Scope and Methodology
Packaged Facts’ brand-new report, Nutritional Labeling and Clean Labels in the U.S.: Future of Food Retailing, is divided into three sections. The first focuses on the nutrition labeling required for virtually all packaged foods and beverages sold in the United States, and on the parameters for clean label.
The second part of the report analyzes extensive data from a proprietary Packaged Facts National Consumer Survey conducted in January 2015 and Simmons National Consumer Survey data from Experian Marketing Services, as well as other published surveys, delving deeply into consumer use of nutritional labeling information, their preference for clean labels, and concerns about food additives.

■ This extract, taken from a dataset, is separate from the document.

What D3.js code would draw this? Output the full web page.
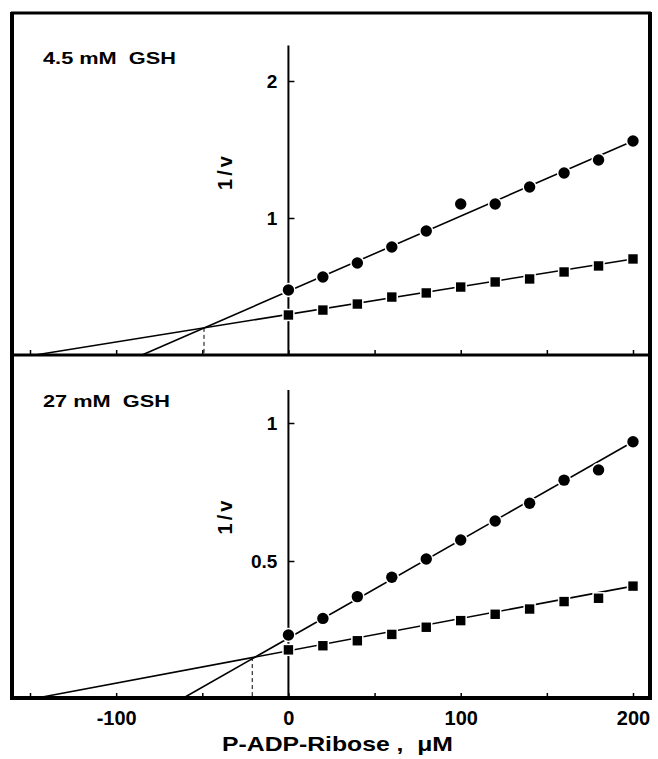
<!DOCTYPE html>
<html><head><meta charset="utf-8">
<script src="https://cdn.jsdelivr.net/npm/d3@7"></script>
<style>
html,body{margin:0;padding:0;background:#fff;}
text{font-family:"Liberation Sans",Arial,sans-serif;font-weight:bold;fill:#000;}
</style></head>
<body><svg id="c" width="658" height="759"></svg>
<script>
// ---- data ----
const concentrations = [0,20,40,60,80,100,120,140,160,180,200];
const topCircles = [0.474,0.569,0.672,0.788,0.905,1.102,1.102,1.226,1.328,1.423,1.562];
const topSquares = [0.292,0.328,0.372,0.423,0.453,0.496,0.533,0.555,0.606,0.650,0.701];
const botCircles = [0.232,0.292,0.371,0.441,0.507,0.576,0.645,0.709,0.793,0.830,0.932];
const botSquares = [0.178,0.193,0.211,0.234,0.260,0.284,0.307,0.326,0.353,0.365,0.409];
// fitted lines: [x, 1/v] end points
const topCircleFit = [[-85,0],[200,1.562]];
const topSquareFit = [[-147,0],[200,0.701]];
const botCircleFit = [[-62,0],[200,0.932]];
const botSquareFit = [[-149,0],[200,0.409]];
// intersection points (dashed drop lines)
const topIntersect = [-49,0.198];
const botIntersect = [-21,0.152];
const xTicks = [-150,-100,-50,0,50,100,150,200];
const xTickLabels = [-100,0,100,200];
const topYTicks = [1,2];
const botYTicks = [0.5,1];
const topYMax = 2.26, botYMax = 1.12;
const topTitle = "4.5 mM  GSH", botTitle = "27 mM  GSH";
const yLabel = "1/v";
const xLabel = "P-ADP-Ribose ,  μM";

// ---- layout ----
const svg = d3.select("#c");
const x = d3.scaleLinear().domain([-150,200]).range([30,633]);
const yTop = d3.scaleLinear().domain([0,2]).range([355,81]);
const yBot = d3.scaleLinear().domain([0,1]).range([699,423]);

function panel(y, circles, squares, cFit, sFit, inter, yTicks, yMax, title, axisY, isTop){
  const g = svg.append("g");
  const xa = g.append("g").attr("transform",`translate(0,${axisY})`)
    .call(d3.axisTop(x).tickValues(xTicks).tickFormat("").tickSize(5));
  xa.select(".domain").remove();
  xa.selectAll("line").attr("stroke","#000").attr("stroke-width",1.5);
  g.append("line").attr("x1",x(0)).attr("x2",x(0)).attr("y1",y(0)).attr("y2",y(yMax))
    .attr("stroke","#000").attr("stroke-width",2);
  const ya = g.append("g").attr("transform",`translate(${x(0)},0)`)
    .call(d3.axisLeft(y).tickValues(yTicks).tickSizeInner(-6).tickSizeOuter(0).tickPadding(11)
      .tickFormat(d=>String(d)));
  ya.select(".domain").remove();
  ya.selectAll("line").attr("stroke","#000").attr("stroke-width",1.5);
  ya.selectAll("text").attr("font-size",19).attr("font-family","Liberation Sans, Arial, sans-serif")
    .attr("font-weight","bold");
  g.append("line").attr("x1",x(inter[0])).attr("x2",x(inter[0]))
    .attr("y1",y(inter[1])).attr("y2",y(0))
    .attr("stroke","#000").attr("stroke-width",1).attr("stroke-dasharray","4,3");
  const line = d3.line().x(d=>x(d[0])).y(d=>y(d[1]));
  [cFit,sFit].forEach(f=>{
    g.append("path").attr("d",line(f)).attr("fill","none").attr("stroke","#000").attr("stroke-width",1.6);
  });
  g.selectAll(".c").data(concentrations).enter().append("circle")
    .attr("cx",d=>x(d)).attr("cy",(d,i)=>y(circles[i])).attr("r",5.7)
    .attr("fill","#000").attr("stroke","#fff").attr("stroke-width",3).attr("paint-order","stroke");
  g.selectAll(".s").data(concentrations).enter().append("rect")
    .attr("x",d=>x(d)-4.7).attr("y",(d,i)=>y(squares[i])-4.7).attr("width",9.4).attr("height",9.4)
    .attr("fill","#000").attr("stroke","#fff").attr("stroke-width",3).attr("paint-order","stroke");
  g.append("text").attr("transform",`translate(43,${isTop?64:407}) scale(1.28,1)`)
    .attr("font-size",17).style("white-space","pre").text(title);
  const ly = (y(yTicks[0])+y(yTicks[1]))/2 + (isTop?22:24);
  g.append("text").attr("transform",`translate(232,${ly}) rotate(-90)`)
    .attr("text-anchor","middle").attr("font-size",20).attr("letter-spacing",3).text(yLabel);
}

panel(yTop, topCircles, topSquares, topCircleFit, topSquareFit, topIntersect, topYTicks, topYMax, topTitle, 355, true);
panel(yBot, botCircles, botSquares, botCircleFit, botSquareFit, botIntersect, botYTicks, botYMax, botTitle, 698, false);

// frame
const frame = svg.append("g").attr("stroke","#000").attr("fill","none");
frame.append("line").attr("x1",11).attr("x2",651).attr("y1",13).attr("y2",13).attr("stroke-width",3);
frame.append("line").attr("x1",12).attr("x2",12).attr("y1",12).attr("y2",700).attr("stroke-width",4);
frame.append("line").attr("x1",650).attr("x2",650).attr("y1",12).attr("y2",700).attr("stroke-width",4);
frame.append("line").attr("x1",12).attr("x2",650).attr("y1",355).attr("y2",355).attr("stroke-width",3);
frame.append("line").attr("x1",10).attr("x2",652).attr("y1",698).attr("y2",698).attr("stroke-width",4);

// x tick labels
const xl = svg.append("g").attr("transform","translate(0,698)")
  .call(d3.axisBottom(x).tickValues(xTickLabels).tickSize(0).tickPadding(13).tickFormat(d=>String(d)));
xl.select(".domain").remove();
xl.selectAll("text").attr("font-size",20).attr("font-family","Liberation Sans, Arial, sans-serif")
  .attr("font-weight","bold");
// x axis title
svg.append("text").attr("transform","translate(337.5,751) scale(1.27,1)").attr("text-anchor","middle")
  .attr("font-size",19.5).style("white-space","pre").text(xLabel);
</script></body></html>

The final chapter profiles more than two dozen mainstream marketers, retailers, and foodservice providers that are marketing clean label products and lines, including marketers such as General Mills, The Kellogg Co., Kraft Foods Group, Nestlé S.A., PepsiCo, and Unilever; retailers ranging from ALDI and Kroger Co. to Safeway, Walmart, and Whole Foods Market; and foodservice providers like Chipotle Mexican Grill, Dunkin’ Donuts, McDonald’s USA, and Subway.
In addition to the Packaged Facts consumer survey, our primary research for Nutritional Labeling and Clean Labels in the U.S.: Future of Food Retailing includes on-site examinations of retail and foodservice channels. Secondary research involved evaluating and comparing data from more than 200 articles and reports found in industry publications; government data from the U.S. Food and Drug Administration (FDA) and U.S. Department of Agriculture (USDA); reports by industry associations such as the American Beverage Association, the Food Marketing Institute, the Grocery Marketers Association, and the International Food Information Council Foundation; scrutinizing the websites and press releases from individual companies; annual reports, 10Ks, transcripts of earnings calls, and other financial releases from public companies; and other Packaged Facts reports.